# WHAT THE TASK REQUIRES:
Starting at the first line of the entries below, restate each line exactly until you reach the line with "plt.rcParams['mathtext.fontset'] = 'stix'", and print that one too. Leave the pictures out and stop there.

# INFORMATION PROVIDED:
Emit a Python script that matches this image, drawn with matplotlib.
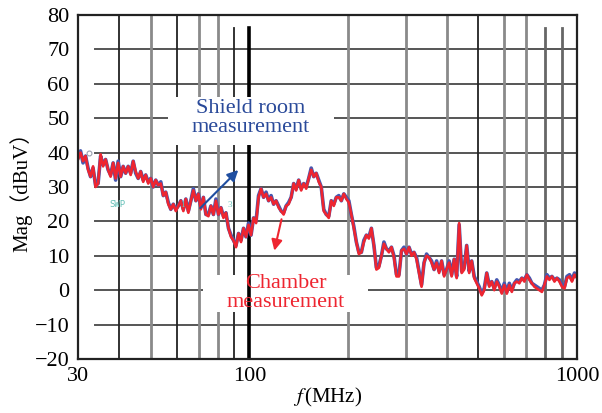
import matplotlib
matplotlib.use('Agg')
import matplotlib.pyplot as plt
import numpy as np

plt.rcParams['font.family'] = ['Liberation Serif', 'Noto Sans CJK SC']
plt.rcParams['mathtext.fontset'] = 'stix'

# sweep readings, 200 points log spaced from 30 MHz to 1 GHz (dBuV)
chamber = [
    38, 40, 37.5, 39,   35, 33, 36, 30,   31, 39.5, 36, 38,   35, 33, 37, 32.5,
    37, 33, 36, 34,   36, 33.5, 37.5, 34.5,   32.5, 34.5, 31.5, 33.5,   31, 32.5, 30, 32,
    30.5, 31, 27.5, 28.5,   25, 23.5, 25, 23,   24.5, 26, 23, 26.5,   22.5, 26, 29, 26,
    28, 23.5, 27, 22,   21.5, 24.5, 22, 26,   22, 24, 21, 22.5,   18, 15.5, 14.5, 12.5,
    16.5, 14, 18, 15.5,   19, 16, 21, 19.5,   27, 29.5, 27, 28,   26, 27, 25, 26,
    24, 23, 22, 24.5,   25, 27, 31, 29,   32, 29, 31, 29.5,   32.5, 35, 33, 34,
    31.5, 30, 23, 22,   21, 26, 24.5, 27,   27, 26, 28, 26.5,   25.5, 22, 18, 14,
    10.5, 11, 14, 16,   15, 18, 13, 6,   6.5, 10, 13.5, 12,   11, 12.5, 9.5, 4,
    4, 11.5, 12, 10.5,   12.5, 10, 11, 9,   5, 1, 8, 10,   9.5, 8, 6, 8,
    5, 8.5, 4, 6,   8, 4, 9, 3.5,   19.5, 5, 6, 13,   5, 8.5, 3.5, 2,
    0.5, -1.5, 0, 5,   1, 2.5, 0, 2.5,   1, -1, 1.5, -1,   1.5, -0.5, 2, 2.5,
    2, 3.5, 2.5, 4.5,   3, 2, 1, 0.5,   0, -0.5, 1.5, 4,   3, 4, 2.5, 3.5,
    2.5, 1, 0.5, 3.5,   4, 2.5, 4.5, 3.5,
]
shield = [
    38.5, 40.5, 37, 39,   35.5, 33, 35.5, 30.5,   31, 39, 36.5, 38,   35, 33.5, 37, 32,
    37.5, 33, 36, 34,   36, 34, 37.5, 34,   32.5, 34.5, 32, 33.5,   31.5, 32.5, 30, 32,
    30.5, 31.5, 27.5, 28.5,   25.5, 23.5, 25, 23.5,   24.5, 26, 23.5, 26.5,   23, 26, 29.5, 26,
    28, 24, 27, 22,   22, 24.5, 22, 26.5,   22, 24, 21.5, 22.5,   18, 16, 14.5, 13,
    16.5, 14.5, 18, 15.5,   19.5, 16, 21, 20,   27.5, 29.5, 27, 28.5,   26, 27.5, 25, 26,
    24.5, 23, 22.5, 24.5,   25.5, 27, 31, 29.5,   32, 29.5, 31, 30,   32.5, 35.5, 33, 34,
    32, 30, 23.5, 22,   21.5, 26, 25, 27,   27.5, 26, 28, 27,   26, 22, 18.5, 14,
    11, 11, 14.5, 16,   15.5, 18, 13, 6.5,   7, 10, 14, 12,   11.5, 12.5, 10, 4.5,
    4.5, 11.5, 12.5, 10.5,   12.5, 10.5, 11, 9.5,   5.5, 1.5, 8, 10.5,   9.5, 8.5, 6, 8.5,
    5.5, 8.5, 4.5, 6,   8.5, 4.5, 9, 4,   19, 5.5, 6.5, 13,   5.5, 8.5, 4, 2.5,
    1, -1, 0.5, 5,   1.5, 2.5, 0.5, 3,   1.5, -0.5, 2, -0.5,   2, 0, 2, 3,
    2.5, 3.5, 3, 4.5,   3.5, 2, 1.5, 1,   0.5, 0, 1.5, 4.5,   3.5, 4, 3, 3.5,
    3, 1.5, 1, 4,   4.5, 3, 5, 4,
]
freq = np.geomspace(30, 1000, len(chamber))

y_ticks = list(range(-20, 90, 10))
x_ticks = [30, 100, 1000]
grid_dark = [40, 60, 500]
grid_gray = [50, 70, 80, 200, 300, 400, 600, 700]
grid_short = [90, 800, 900]

fig = plt.figure(figsize=(6.02, 4.13), dpi=100)
ax = fig.add_axes([0.1296, 0.1308, 0.8289, 0.8329])
ax.set_xscale('log')
ax.set_xlim(30, 1000)
ax.set_ylim(-20, 80)

# grid drawn by hand so line weights can vary
for y in y_ticks[1:-1]:
    ax.axhline(y, xmin=0.034, color='#555555', lw=1.4, zorder=1)
for x in grid_dark:
    ax.axvline(x, color='#222222', lw=1.3, zorder=1)
for x in grid_gray:
    ax.axvline(x, color='#8a8a8a', lw=2.0, zorder=1)
for x in grid_short:
    ax.axvline(x, ymax=0.962, color='#666666' if x > 100 else '#222222',
               lw=2.0 if x > 100 else 1.3, zorder=1)
ax.axvline(100, ymax=0.962, color='black', lw=2.6, zorder=2.5)

# white panels behind the labels
ax.fill_between([56.6, 180.7], 42.2, 56.2, color='white', lw=0, zorder=2.6)
ax.fill_between([72.4, 231], -6.3, 4.4, color='white', lw=0, zorder=2)

ax.plot(freq, shield, color='#4658b0', lw=2.6, zorder=3)
ax.plot(freq, chamber, color='#ee2530', lw=1.9, zorder=3.2)

# analyzer marker remnants
ax.plot([32.4], [40], marker='o', ms=3.5, mfc='none', mec='#9aa0b0', mew=0.8, zorder=3.5)
ax.text(39.6, 24.8, 'SWP', color='#66c0b8', fontsize=6.5, ha='center', va='center',
        family='DejaVu Sans Mono', zorder=3.5)
ax.text(62.7, 24.8, '1', color='#66c0b8', fontsize=6.5, ha='center', va='center', zorder=3.5)
ax.text(87, 24.8, '3', color='#66c0b8', fontsize=6.5, ha='center', va='center', zorder=3.5)

ax.text(100.7, 50, 'Shield room\nmeasurement', color='#2a4a9a', fontsize=16,
        ha='center', va='center', linespacing=1.0, zorder=4)
ax.text(128.9, -0.8, 'Chamber\nmeasurement', color='#ee2530', fontsize=16,
        ha='center', va='center', linespacing=0.95, zorder=4)

ax.annotate('', xy=(93.8, 35.5), xytext=(69.9, 23.3), zorder=4,
            arrowprops=dict(arrowstyle='-|>', color='#1f4ea0', lw=1.5, mutation_scale=16))
ax.annotate('', xy=(118.7, 10.7), xytext=(125.9, 21.4), zorder=4,
            arrowprops=dict(arrowstyle='-|>', color='#ee2530', lw=1.5, mutation_scale=16))

ax.set_xticks(x_ticks)
ax.set_xticklabels([str(t) for t in x_ticks])
ax.xaxis.set_minor_locator(matplotlib.ticker.NullLocator())
ax.set_yticks(y_ticks)
ax.set_yticklabels([str(t).replace('-', '\u2212') for t in y_ticks])
ax.tick_params(length=0, labelsize=16, pad=6)
for s in ax.spines.values():
    s.set_linewidth(1.6)
    s.set_color('#222222')
    s.set_zorder(5)

ax.set_xlabel('$f\\,$(MHz)', fontsize=15, labelpad=0)
ax.set_ylabel('Mag（dBuV）', fontsize=15, labelpad=2)

fig.savefig('out.png', dpi=100)
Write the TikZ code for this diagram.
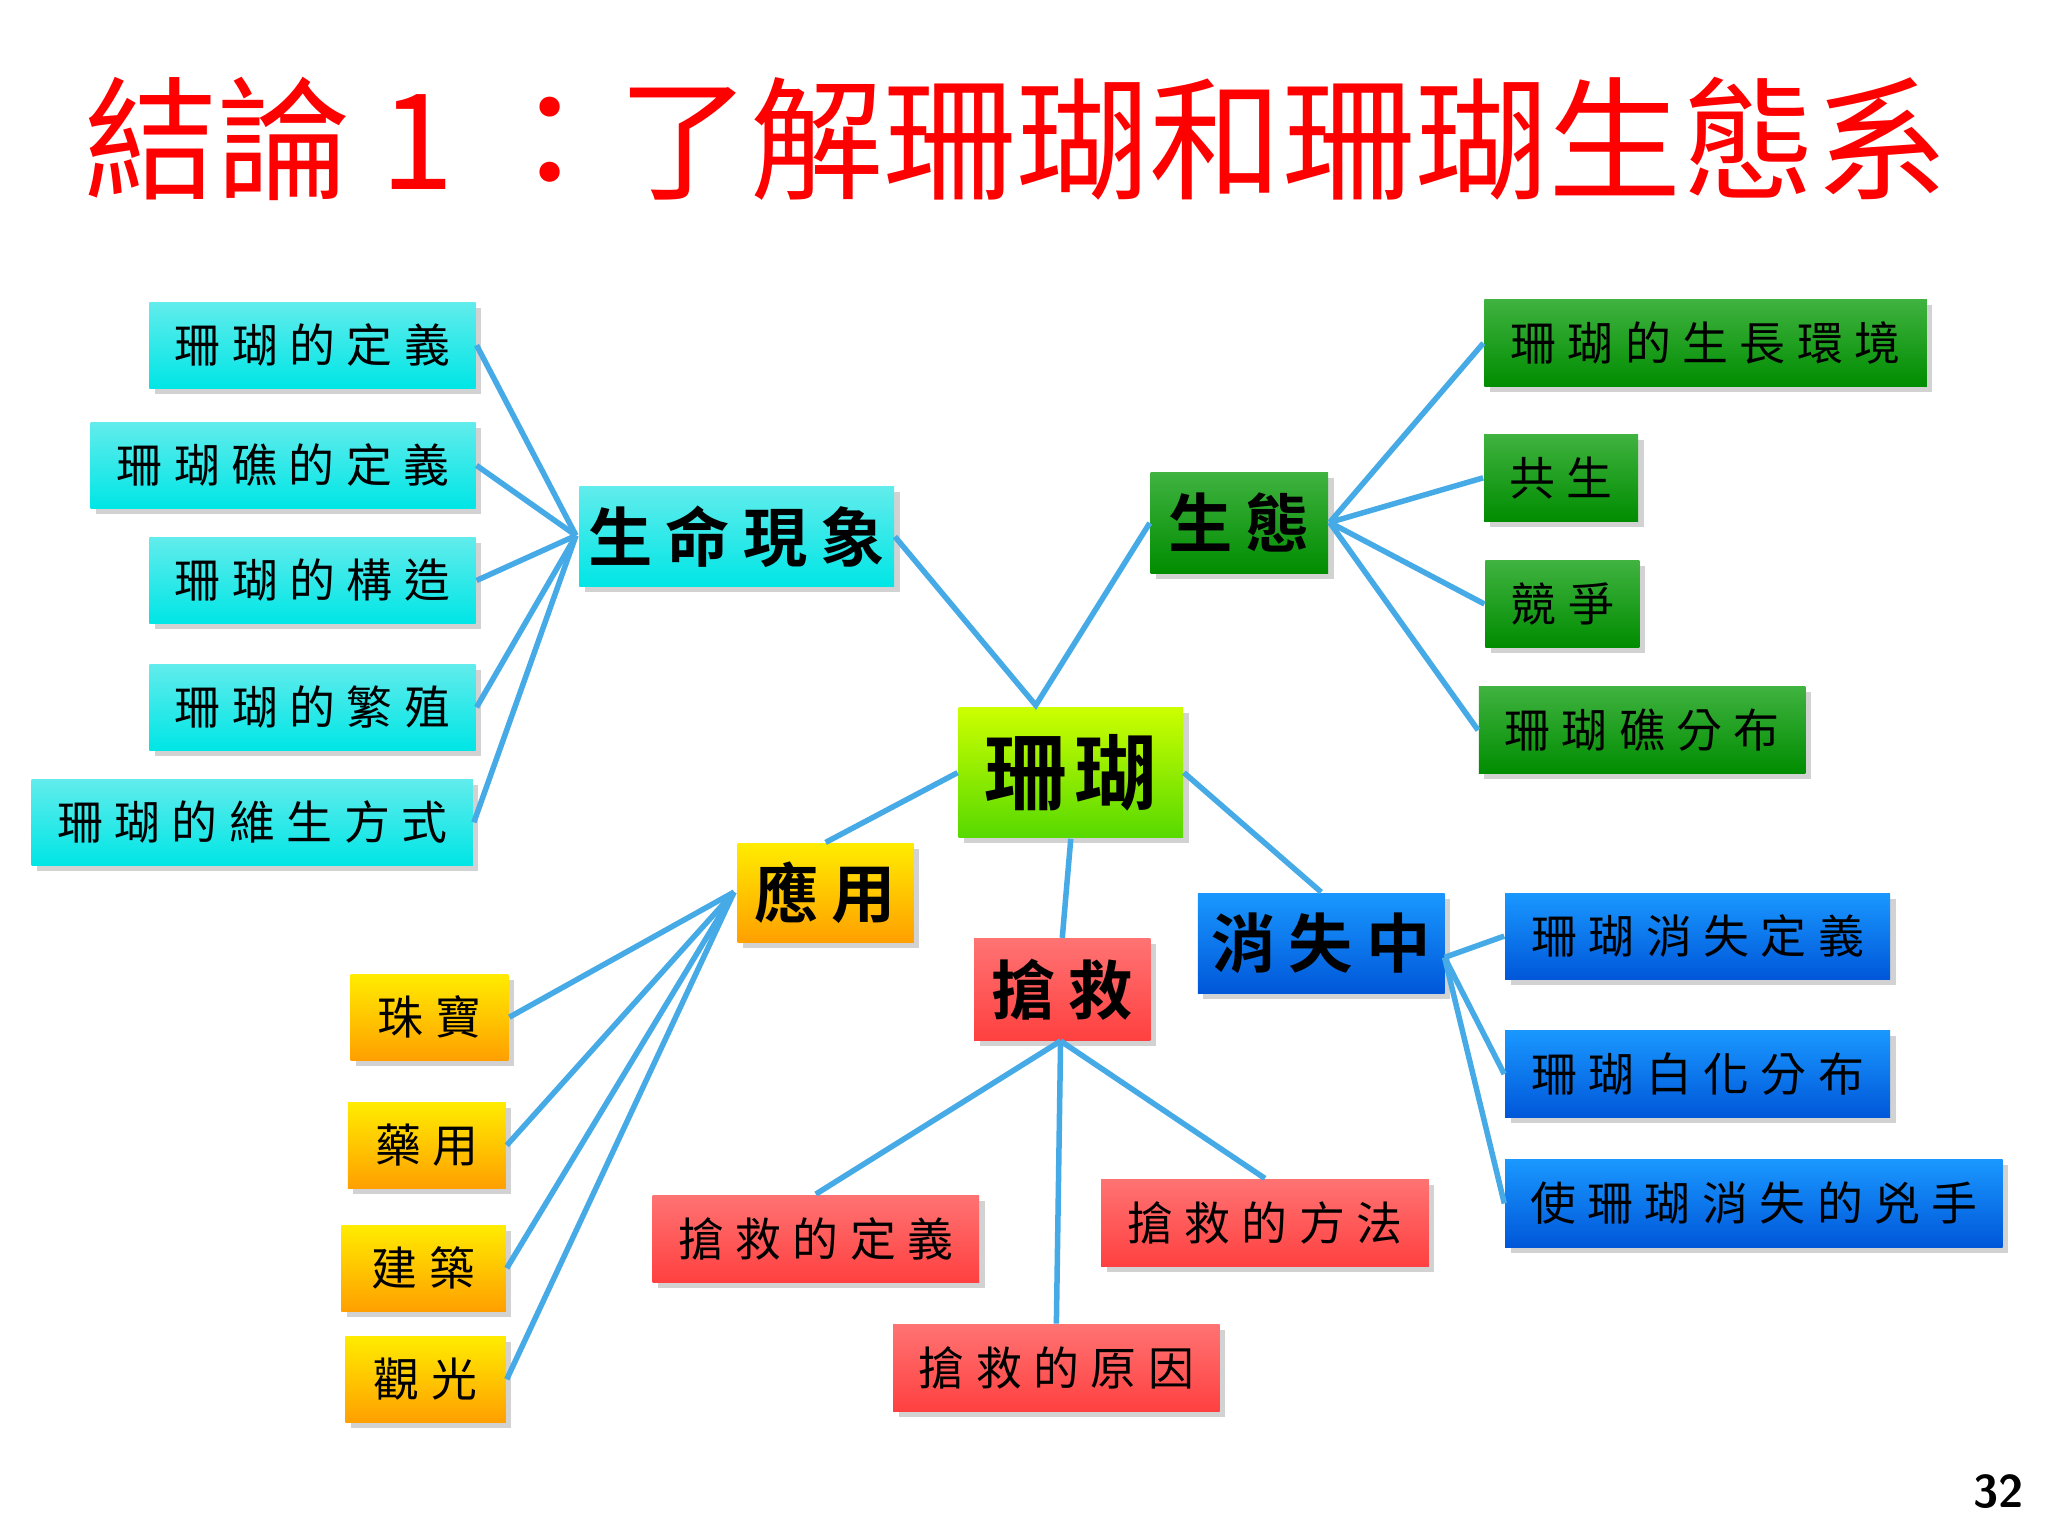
\documentclass[tikz,border=0pt]{standalone}
\usepackage{fontspec}
\newfontfamily\cjk{Noto Sans CJK TC}
\newfontfamily\cjkb{Noto Sans CJK TC Bold}
\usetikzlibrary{shadows}
\definecolor{ln}{HTML}{45AAE6}
\tikzset{
 bx/.style={draw=none,inner sep=0pt,drop shadow={shadow xshift=1.2pt,shadow yshift=-1.2pt,opacity=0.35}},
 cy/.style={bx,top color=cyan!55!white!85!teal,bottom color=cyan!80!teal},
 gr/.style={bx,top color=green!60!black!75!white,bottom color=green!55!black},
 ye/.style={bx,top color=yellow!85!orange,bottom color=orange!75!yellow},
 rd/.style={bx,top color=red!55!white,bottom color=red!75!white},
 bl/.style={bx,top color=blue!45!cyan!90!white,bottom color=blue!60!cyan!85!black},
 ce/.style={bx,top color=yellow!80!green,bottom color=green!60!yellow!85!black},
 sm/.style={font=\cjk\fontsize{10pt}{12pt}\selectfont\addfontfeature{LetterSpace=25}},
 bg/.style={font=\cjkb\fontsize{14pt}{16pt}\selectfont\addfontfeature{LetterSpace=20}},
 cn/.style={draw=ln,line width=1.2pt}
}
\newcommand\bx[7]{\node[#6,minimum width={(#4-#2)*0.01cm},minimum height={(#5-#3)*0.01cm}] (#1) at ({(#2+#4)*0.005},{-(#3+#5)*0.005}) {#7};}
\begin{document}
\begin{tikzpicture}
\useasboundingbox[fill=white] (0,0) rectangle (15.68,-11.76);
\node[text=red,font=\cjk\fontsize{29pt}{32pt}\selectfont,anchor=west] (title) at (0.52,-1.06) {結論 1 ：了解珊瑚和珊瑚生態系};
\node[font=\sffamily\bfseries\fontsize{10pt}{12pt}\selectfont] (pg) at (15.3,-11.42) {32};
% connectors first
\coordinate (L) at (4.41,-4.10);
\coordinate (G) at (10.18,-4.00);
\coordinate (Y) at (5.62,-6.83);
\coordinate (B) at (11.06,-7.33);
\coordinate (R) at (8.12,-7.97);
\coordinate (CT) at (7.93,-5.40);
\bx{c}{733}{541}{905}{641}{ce,font=\cjkb\fontsize{18pt}{20pt}\selectfont\addfontfeature{LetterSpace=10}}{珊瑚}
\bx{life}{443}{372}{684}{449}{cy,bg}{生命現象}
\bx{l1}{114}{231}{364}{297}{cy,sm}{珊瑚的定義}
\bx{l2}{69}{323}{364}{389}{cy,sm}{珊瑚礁的定義}
\bx{l3}{114}{411}{364}{477}{cy,sm}{珊瑚的構造}
\bx{l4}{114}{508}{364}{574}{cy,sm}{珊瑚的繁殖}
\bx{l5}{24}{596}{362}{662}{cy,sm}{珊瑚的維生方式}
\bx{eco}{880}{361}{1016}{439}{gr,bg}{生態}
\bx{g1}{1135}{229}{1474}{296}{gr,sm}{珊瑚的生長環境}
\bx{g2}{1135}{332}{1253}{399}{gr,sm}{共生}
\bx{g3}{1136}{429}{1254}{495}{gr,sm}{競爭}
\bx{g4}{1131}{525}{1381}{592}{gr,sm}{珊瑚礁分布}
\bx{app}{564}{645}{699}{721}{ye,bg}{應用}
\bx{y1}{268}{745}{389}{811}{ye,sm}{珠寶}
\bx{y2}{266}{843}{387}{909}{ye,sm}{藥用}
\bx{y3}{261}{937}{387}{1003}{ye,sm}{建築}
\bx{y4}{264}{1022}{387}{1088}{ye,sm}{觀光}
\bx{res}{745}{718}{880}{796}{rd,bg}{搶救}
\bx{r1}{499}{914}{749}{981}{rd,sm}{搶救的定義}
\bx{r2}{842}{902}{1093}{969}{rd,sm}{搶救的方法}
\bx{r3}{683}{1013}{933}{1080}{rd,sm}{搶救的原因}
\bx{dis}{916}{683}{1105}{760}{bl,bg}{消失中}
\bx{b1}{1151}{683}{1446}{749}{bl,sm}{珊瑚消失定義}
\bx{b2}{1151}{788}{1446}{855}{bl,sm}{珊瑚白化分布}
\bx{b3}{1151}{887}{1532}{954}{bl,sm}{使珊瑚消失的兇手}
\begin{scope}[on background layer/.try]
\foreach \n in {l1,l2,l3,l4,l5} \draw[cn] (L) -- (\n.east);
\foreach \n in {g1,g2,g3,g4} \draw[cn] (G) -- (\n.west);
\foreach \n in {y1,y2,y3,y4} \draw[cn] (Y) -- (\n.east);
\foreach \n in {b1,b2,b3} \draw[cn] (B) -- (\n.west);
\draw[cn] (R) -- (r1.north);
\draw[cn] (R) -- (r3.north);
\draw[cn] (R) -- (r2.north);
\draw[cn] (life.east) -- (CT) -- (eco.west);
\draw[cn] (c.east) -- (dis.north);
\draw[cn] (c.west) -- (app.north);
\draw[cn] (c.south) -- (res.north);
\end{scope}
\end{tikzpicture}
\end{document}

# WRITTEN RESPONSE:
Emit a Python script that matches this image, drawn with matplotlib.
import matplotlib
matplotlib.use('Agg')
import matplotlib.pyplot as plt
import numpy as np

plt.rcParams['font.family'] = ['Liberation Serif', 'Noto Sans CJK SC']
plt.rcParams['mathtext.fontset'] = 'stix'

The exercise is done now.